One thing that confuses me is that the ingress operator has logs for the period between 8:29 and 8:50.  Some events are combined, so we cannot be sure, but I suspect that the Multus error was recurring during that period even though the ingress controller pod was somehow up and running, so perhaps Multus was causing problems for the running ingress controller pod that caused it to be in the degraded state.

The ingress operator logs show the following:

    2020-04-23T08:50:21.106Z	INFO	operator.ingress_controller	ingress/controller.go:142	reconciling	{"request": "openshift-ingress-operator/default"}
    2020-04-23T08:50:21.161Z	INFO	operator.ingress_controller	ingress/deployment.go:805	updated router deployment	{"namespace": "openshift-ingress", "name": "router-default"}
    2020-04-23T08:50:21.220Z	ERROR	operator.ingress_controller	ingress/controller.go:209	got retryable error; requeueing	{"after": "1m0s", "error": "IngressController is degraded"}

We could benefit from better visibility into why it took the ingress controller 20 minutes to become ready; I'll spin off a Bugzilla report for that.

Eventually the ingress controller becomes ready, and the IngressController's status shows that it is fine:

      - lastTransitionTime: "2020-04-23T08:23:40Z"
        reason: Valid
        status: "True"
        type: Admitted
      - lastTransitionTime: "2020-04-23T08:50:43Z"
        status: "True"
        type: Available
      - lastTransitionTime: "2020-04-23T08:50:43Z"
        message: The deployment has Available status condition set to True
        reason: DeploymentAvailable
        status: "False"
        type: DeploymentDegraded
      - lastTransitionTime: "2020-04-23T08:23:44Z"
        message: The endpoint publishing strategy supports a managed load balancer
        reason: WantedByEndpointPublishingStrategy
        status: "True"
        type: LoadBalancerManaged
      - lastTransitionTime: "2020-04-23T08:24:29Z"
        message: The LoadBalancer service is provisioned
        reason: LoadBalancerProvisioned
        status: "True"
        type: LoadBalancerReady
      - lastTransitionTime: "2020-04-23T08:23:44Z"
        message: DNS management is supported and zones are specified in the cluster DNS
          config.
        reason: Normal
        status: "True"
        type: DNSManaged
      - lastTransitionTime: "2020-04-23T08:24:30Z"
        message: The record is provisioned in all reported zones.
        reason: NoFailedZones
        status: "True"
        type: DNSReady
      - lastTransitionTime: "2020-04-23T08:50:43Z"
        status: "False"
        type: Degraded

So it is not obvious whether the ingress operator is causing the problem or whether it is a casualty of an underlying network issue.  The Multus errors warrant investigation, but that is beyond my ken, so I am assigning this report to openshift-sdn.  Can someone from the SDN team help out in diagnosing this issue?

Comment 2 Casey Callendrello 2020-05-06 15:03:08 UTC

Uh.

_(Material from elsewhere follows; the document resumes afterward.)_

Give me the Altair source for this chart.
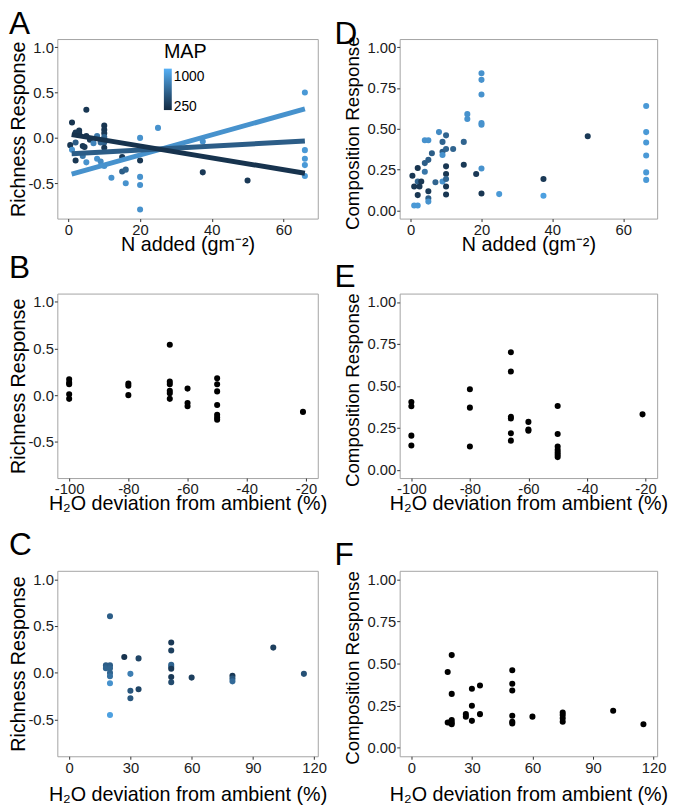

This is really weird. The sdn-controller, which allocates NetNamespaces on a 1:1 basis with Namespaces, just.... went out to lunch?

I0423 08:50:24.489782       1 vnids.go:115] Allocated netid 8127529 for namespace "openshift-ingress"

Keep in mind, the Namespace was created 08:23:40. Huh.

Comment 3 Casey Callendrello 2020-05-19 13:06:05 UTC

This strikes me as a very weird one-off.. The informer for sdn-controller just... ignored the namespace.

Given that this has been a calm, reliable piece of code for a long time, and I just pushed some improvements to connections to the apiserver on GCP, I think we might be able to close this.